%%
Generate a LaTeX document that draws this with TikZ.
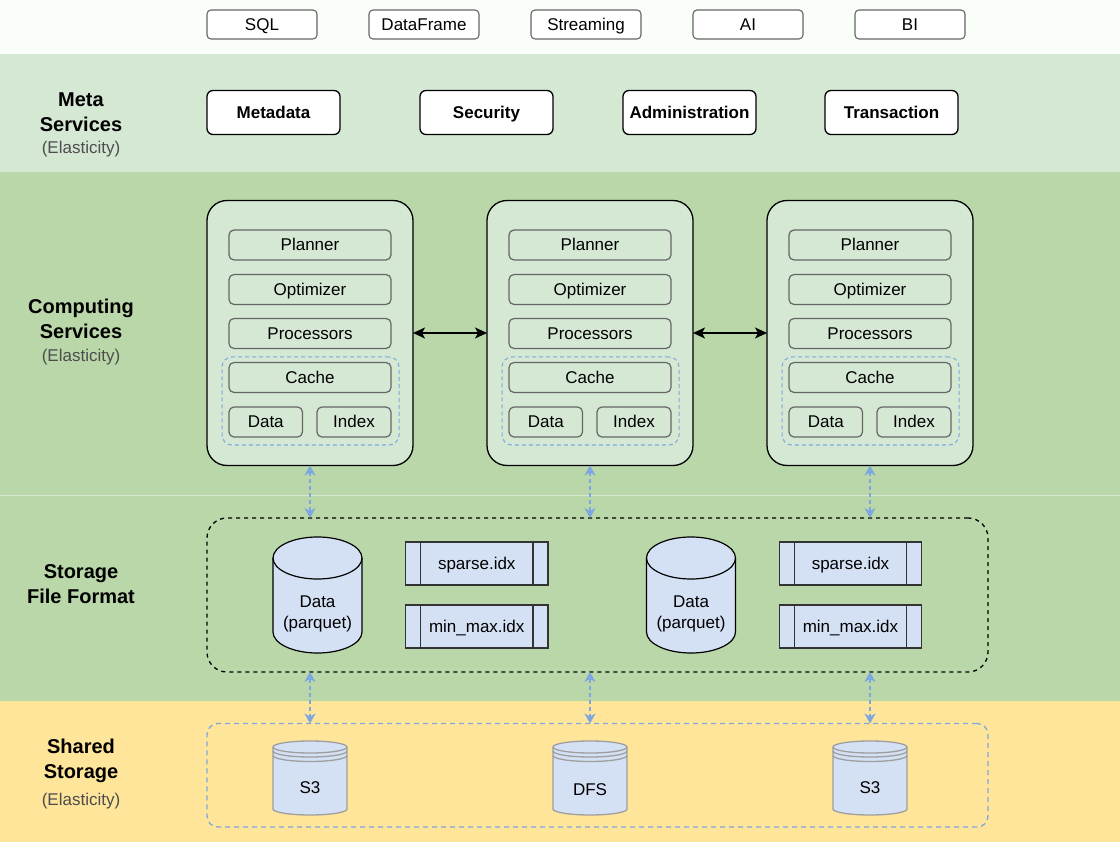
\documentclass[tikz,border=0pt]{standalone}
\usepackage{fontspec}
\setmainfont{Liberation Sans}
\usetikzlibrary{arrows.meta}
\definecolor{topbg}{HTML}{FAFEF9}
\definecolor{metaband}{HTML}{D5E8D4}
\definecolor{compband}{HTML}{B9D7A8}
\definecolor{yelband}{HTML}{FFE599}
\definecolor{cylfill}{HTML}{D4E1F5}
\definecolor{dashblue}{HTML}{7EA6E0}
\definecolor{boxgray}{HTML}{666666}
\definecolor{storegray}{HTML}{9E9E9E}
\definecolor{elgray}{HTML}{4D4D4D}
\begin{document}
\begin{tikzpicture}[x=1pt,y=-1pt,
  every node/.style={inner sep=0pt, outer sep=0pt},
  txt/.style={font=\fontsize{17}{21}\selectfont},
  tc/.style={text height=15.4pt, text depth=3.6pt},
  topbox/.style={txt, tc, draw=boxgray, fill=white, rounded corners=4pt, line width=1.1pt, minimum width=110pt, minimum height=29pt},
  metabox/.style={font=\fontsize{17}{21}\selectfont\bfseries, tc, draw=black, fill=white, rounded corners=6pt, line width=1.3pt, minimum width=133pt, minimum height=44pt},
  lefttitle/.style={font=\fontsize{20}{25}\selectfont\bfseries, align=center},
  elast/.style={font=\fontsize{17}{21}\selectfont, text=elgray},
  compbox/.style={draw=black, fill=metaband, rounded corners=20pt, line width=1.3pt, minimum width=206pt, minimum height=265pt},
  innerbox/.style={txt, tc, draw=boxgray, fill=metaband, rounded corners=5pt, line width=1.2pt, minimum height=30pt},
  cachebox/.style={draw=dashblue, dash pattern=on 4pt off 3pt, rounded corners=10pt, line width=1pt},
  storebox/.style={draw=black, dash pattern=on 4pt off 4pt, rounded corners=20pt, line width=1.3pt},
  sharebox/.style={draw=dashblue, dash pattern=on 5pt off 4pt, rounded corners=11pt, line width=1.3pt},
  procbox/.style={txt, tc, draw=black!80, fill=cylfill, line width=1.2pt, minimum height=43pt},
  cylstyle/.style={draw=black, fill=cylfill, line width=1.2pt},
  dsstyle/.style={draw=storegray, fill=cylfill, line width=1.3pt},
  blackarr/.style={draw=black, line width=1.3pt, {Stealth[length=12pt,width=11pt,inset=3pt]}-{Stealth[length=12pt,width=11pt,inset=3pt]}},
  bluearr/.style={draw=dashblue, line width=1.2pt, dash pattern=on 4pt off 3pt, {Stealth[length=10pt,width=11pt,inset=3pt]}-{Stealth[length=10pt,width=11pt,inset=3pt]}}
]
\useasboundingbox (0,0) rectangle (1120,842);
% bands
\fill[topbg] (0,0) rectangle (1120,54);
\fill[metaband] (0,54) rectangle (1120,172);
\fill[compband] (0,172) rectangle (1120,701);
\draw[white!45!compband, line width=1pt] (0,495) -- (1120,495);
\fill[yelband] (0,701) rectangle (1120,842);

% top row
\node[topbox] (sql) at (262,24.5) {SQL};
\node[topbox] (df) at (424,24.5) {DataFrame};
\node[topbox] (stream) at (586,24.5) {Streaming};
\node[topbox] (ai) at (748,24.5) {AI};
\node[topbox] (bi) at (910,24.5) {BI};

% left labels
\node[lefttitle] (mtitle) at (81,112.5) {Meta\\Services};
\node[elast] (mel) at (81,149) {(Elasticity)};
\node[lefttitle] (ctitle) at (81,318.5) {Computing\\Services};
\node[elast] (cel) at (81,357) {(Elasticity)};
\node[lefttitle] (stitle) at (81,584) {Storage\\File Format};
\node[lefttitle] (shtitle) at (81,760.5) {Shared\\Storage};
\node[elast] (shel) at (81,801) {(Elasticity)};

% meta boxes
\node[metabox] (metadata) at (273.5,112.5) {Metadata};
\node[metabox] (security) at (486.5,112.5) {Security};
\node[metabox] (admin) at (689.5,112.5) {Administration};
\node[metabox] (trans) at (891.5,112.5) {Transaction};

% computing boxes
\foreach \i/\dx in {1/0,2/280,3/560}{
  \node[compbox] (cb\i) at (310+\dx,333) {};
  \node[cachebox, minimum width=177pt, minimum height=88pt] (cz\i) at (310.5+\dx,401) {};
  \node[innerbox, minimum width=162pt] (pl\i) at (310+\dx,245) {Planner};
  \node[innerbox, minimum width=162pt] (op\i) at (310+\dx,289.5) {Optimizer};
  \node[innerbox, minimum width=162pt] (pr\i) at (310+\dx,333.5) {Processors};
  \node[innerbox, minimum width=162pt] (ca\i) at (310+\dx,377.5) {Cache};
  \node[innerbox, minimum width=73.5pt] (da\i) at (265.75+\dx,422) {Data};
  \node[innerbox, minimum width=74pt] (ix\i) at (354+\dx,422) {Index};
}

% storage file format
\node[storebox, minimum width=781pt, minimum height=154pt] (sf) at (597.5,595) {};
\foreach \cx/\nm in {317.5/dp1, 691/dp2}{
  \filldraw[cylstyle] ({\cx-44.5},558) -- ({\cx-44.5},632)
     arc[start angle=180, end angle=0, x radius=44.5, y radius=21]
     -- ({\cx+44.5},558)
     arc[start angle=0, end angle=-180, x radius=44.5, y radius=21] -- cycle;
  \draw[cylstyle, fill=none] ({\cx-44.5},558) arc[start angle=180, end angle=0, x radius=44.5, y radius=21];
  \node[txt, align=center] (\nm) at (\cx,613.5) {Data\\(parquet)};
}
\foreach \cx/\n/\w in {476.75/1/142.5, 850.5/2/142}{
  \node[procbox, minimum width=\w pt] (sp\n) at (\cx,563.5) {sparse.idx};
  \node[procbox, minimum width=\w pt] (mm\n) at (\cx,626.5) {min\_max.idx};
  \draw[draw=black!80, line width=1.2pt] ([xshift=15pt]sp\n.north west) -- ([xshift=15pt]sp\n.south west);
  \draw[draw=black!80, line width=1.2pt] ([xshift=-15pt]sp\n.north east) -- ([xshift=-15pt]sp\n.south east);
  \draw[draw=black!80, line width=1.2pt] ([xshift=15pt]mm\n.north west) -- ([xshift=15pt]mm\n.south west);
  \draw[draw=black!80, line width=1.2pt] ([xshift=-15pt]mm\n.north east) -- ([xshift=-15pt]mm\n.south east);
}

% shared storage
\node[sharebox, minimum width=781pt, minimum height=103.5pt] (ss) at (597.5,775.25) {};
\foreach \cx/\lab/\ty/\nm in {310/S3/788/s3a, 590/DFS/790/dfs, 870/S3/788/s3b}{
  \filldraw[dsstyle] ({\cx-37},747) -- ({\cx-37},809)
     arc[start angle=180, end angle=0, x radius=37, y radius=6]
     -- ({\cx+37},747)
     arc[start angle=0, end angle=-180, x radius=37, y radius=6] -- cycle;
  \draw[dsstyle, fill=none] ({\cx-37},747) arc[start angle=180, end angle=0, x radius=37, y radius=6];
  \draw[dsstyle, fill=none] ({\cx-37},751) arc[start angle=180, end angle=0, x radius=37, y radius=6];
  \draw[dsstyle, fill=none] ({\cx-37},755.5) arc[start angle=180, end angle=0, x radius=37, y radius=6];
  \node[txt, tc] (\nm) at (\cx,\ty) {\lab};
}

% connectors
\draw[blackarr] (cb1.east) -- (cb2.west);
\draw[blackarr] (cb2.east) -- (cb3.west);
\foreach \i in {1,2,3}{
  \draw[bluearr] (cb\i.south) -- (cb\i.south |- sf.north);
  \draw[bluearr] (cb\i.south |- sf.south) -- (cb\i.south |- ss.north);
}
\end{tikzpicture}
\end{document}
%%
### What to work on
Every line above should be returned exactly; the pictures stay out.

### Result of the exercise
Generate a LaTeX document that draws this with TikZ.
\documentclass[tikz,border=0pt]{standalone}
\usepackage{fontspec}
\setmainfont{Liberation Sans}
\usetikzlibrary{arrows.meta}
\definecolor{topbg}{HTML}{FAFEF9}
\definecolor{metaband}{HTML}{D5E8D4}
\definecolor{compband}{HTML}{B9D7A8}
\definecolor{yelband}{HTML}{FFE599}
\definecolor{cylfill}{HTML}{D4E1F5}
\definecolor{dashblue}{HTML}{7EA6E0}
\definecolor{boxgray}{HTML}{666666}
\definecolor{storegray}{HTML}{9E9E9E}
\definecolor{elgray}{HTML}{4D4D4D}
\begin{document}
\begin{tikzpicture}[x=1pt,y=-1pt,
  every node/.style={inner sep=0pt, outer sep=0pt},
  txt/.style={font=\fontsize{17}{21}\selectfont},
  tc/.style={text height=15.4pt, text depth=3.6pt},
  topbox/.style={txt, tc, draw=boxgray, fill=white, rounded corners=4pt, line width=1.1pt, minimum width=110pt, minimum height=29pt},
  metabox/.style={font=\fontsize{17}{21}\selectfont\bfseries, tc, draw=black, fill=white, rounded corners=6pt, line width=1.3pt, minimum width=133pt, minimum height=44pt},
  lefttitle/.style={font=\fontsize{20}{25}\selectfont\bfseries, align=center},
  elast/.style={font=\fontsize{17}{21}\selectfont, text=elgray},
  compbox/.style={draw=black, fill=metaband, rounded corners=20pt, line width=1.3pt, minimum width=206pt, minimum height=265pt},
  innerbox/.style={txt, tc, draw=boxgray, fill=metaband, rounded corners=5pt, line width=1.2pt, minimum height=30pt},
  cachebox/.style={draw=dashblue, dash pattern=on 4pt off 3pt, rounded corners=10pt, line width=1pt},
  storebox/.style={draw=black, dash pattern=on 4pt off 4pt, rounded corners=20pt, line width=1.3pt},
  sharebox/.style={draw=dashblue, dash pattern=on 5pt off 4pt, rounded corners=11pt, line width=1.3pt},
  procbox/.style={txt, tc, draw=black!80, fill=cylfill, line width=1.2pt, minimum height=43pt},
  cylstyle/.style={draw=black, fill=cylfill, line width=1.2pt},
  dsstyle/.style={draw=storegray, fill=cylfill, line width=1.3pt},
  blackarr/.style={draw=black, line width=1.3pt, {Stealth[length=12pt,width=11pt,inset=3pt]}-{Stealth[length=12pt,width=11pt,inset=3pt]}},
  bluearr/.style={draw=dashblue, line width=1.2pt, dash pattern=on 4pt off 3pt, {Stealth[length=10pt,width=11pt,inset=3pt]}-{Stealth[length=10pt,width=11pt,inset=3pt]}}
]
\useasboundingbox (0,0) rectangle (1120,842);
% bands
\fill[topbg] (0,0) rectangle (1120,54);
\fill[metaband] (0,54) rectangle (1120,172);
\fill[compband] (0,172) rectangle (1120,701);
\draw[white!45!compband, line width=1pt] (0,495) -- (1120,495);
\fill[yelband] (0,701) rectangle (1120,842);

% top row
\node[topbox] (sql) at (262,24.5) {SQL};
\node[topbox] (df) at (424,24.5) {DataFrame};
\node[topbox] (stream) at (586,24.5) {Streaming};
\node[topbox] (ai) at (748,24.5) {AI};
\node[topbox] (bi) at (910,24.5) {BI};

% left labels
\node[lefttitle] (mtitle) at (81,112.5) {Meta\\Services};
\node[elast] (mel) at (81,149) {(Elasticity)};
\node[lefttitle] (ctitle) at (81,318.5) {Computing\\Services};
\node[elast] (cel) at (81,357) {(Elasticity)};
\node[lefttitle] (stitle) at (81,584) {Storage\\File Format};
\node[lefttitle] (shtitle) at (81,760.5) {Shared\\Storage};
\node[elast] (shel) at (81,801) {(Elasticity)};

% meta boxes
\node[metabox] (metadata) at (273.5,112.5) {Metadata};
\node[metabox] (security) at (486.5,112.5) {Security};
\node[metabox] (admin) at (689.5,112.5) {Administration};
\node[metabox] (trans) at (891.5,112.5) {Transaction};

% computing boxes
\foreach \i/\dx in {1/0,2/280,3/560}{
  \node[compbox] (cb\i) at (310+\dx,333) {};
  \node[cachebox, minimum width=177pt, minimum height=88pt] (cz\i) at (310.5+\dx,401) {};
  \node[innerbox, minimum width=162pt] (pl\i) at (310+\dx,245) {Planner};
  \node[innerbox, minimum width=162pt] (op\i) at (310+\dx,289.5) {Optimizer};
  \node[innerbox, minimum width=162pt] (pr\i) at (310+\dx,333.5) {Processors};
  \node[innerbox, minimum width=162pt] (ca\i) at (310+\dx,377.5) {Cache};
  \node[innerbox, minimum width=73.5pt] (da\i) at (265.75+\dx,422) {Data};
  \node[innerbox, minimum width=74pt] (ix\i) at (354+\dx,422) {Index};
}

% storage file format
\node[storebox, minimum width=781pt, minimum height=154pt] (sf) at (597.5,595) {};
\foreach \cx/\nm in {317.5/dp1, 691/dp2}{
  \filldraw[cylstyle] ({\cx-44.5},558) -- ({\cx-44.5},632)
     arc[start angle=180, end angle=0, x radius=44.5, y radius=21]
     -- ({\cx+44.5},558)
     arc[start angle=0, end angle=-180, x radius=44.5, y radius=21] -- cycle;
  \draw[cylstyle, fill=none] ({\cx-44.5},558) arc[start angle=180, end angle=0, x radius=44.5, y radius=21];
  \node[txt, align=center] (\nm) at (\cx,613.5) {Data\\(parquet)};
}
\foreach \cx/\n/\w in {476.75/1/142.5, 850.5/2/142}{
  \node[procbox, minimum width=\w pt] (sp\n) at (\cx,563.5) {sparse.idx};
  \node[procbox, minimum width=\w pt] (mm\n) at (\cx,626.5) {min\_max.idx};
  \draw[draw=black!80, line width=1.2pt] ([xshift=15pt]sp\n.north west) -- ([xshift=15pt]sp\n.south west);
  \draw[draw=black!80, line width=1.2pt] ([xshift=-15pt]sp\n.north east) -- ([xshift=-15pt]sp\n.south east);
  \draw[draw=black!80, line width=1.2pt] ([xshift=15pt]mm\n.north west) -- ([xshift=15pt]mm\n.south west);
  \draw[draw=black!80, line width=1.2pt] ([xshift=-15pt]mm\n.north east) -- ([xshift=-15pt]mm\n.south east);
}

% shared storage
\node[sharebox, minimum width=781pt, minimum height=103.5pt] (ss) at (597.5,775.25) {};
\foreach \cx/\lab/\ty/\nm in {310/S3/788/s3a, 590/DFS/790/dfs, 870/S3/788/s3b}{
  \filldraw[dsstyle] ({\cx-37},747) -- ({\cx-37},809)
     arc[start angle=180, end angle=0, x radius=37, y radius=6]
     -- ({\cx+37},747)
     arc[start angle=0, end angle=-180, x radius=37, y radius=6] -- cycle;
  \draw[dsstyle, fill=none] ({\cx-37},747) arc[start angle=180, end angle=0, x radius=37, y radius=6];
  \draw[dsstyle, fill=none] ({\cx-37},751) arc[start angle=180, end angle=0, x radius=37, y radius=6];
  \draw[dsstyle, fill=none] ({\cx-37},755.5) arc[start angle=180, end angle=0, x radius=37, y radius=6];
  \node[txt, tc] (\nm) at (\cx,\ty) {\lab};
}

% connectors
\draw[blackarr] (cb1.east) -- (cb2.west);
\draw[blackarr] (cb2.east) -- (cb3.west);
\foreach \i in {1,2,3}{
  \draw[bluearr] (cb\i.south) -- (cb\i.south |- sf.north);
  \draw[bluearr] (cb\i.south |- sf.south) -- (cb\i.south |- ss.north);
}
\end{tikzpicture}
\end{document}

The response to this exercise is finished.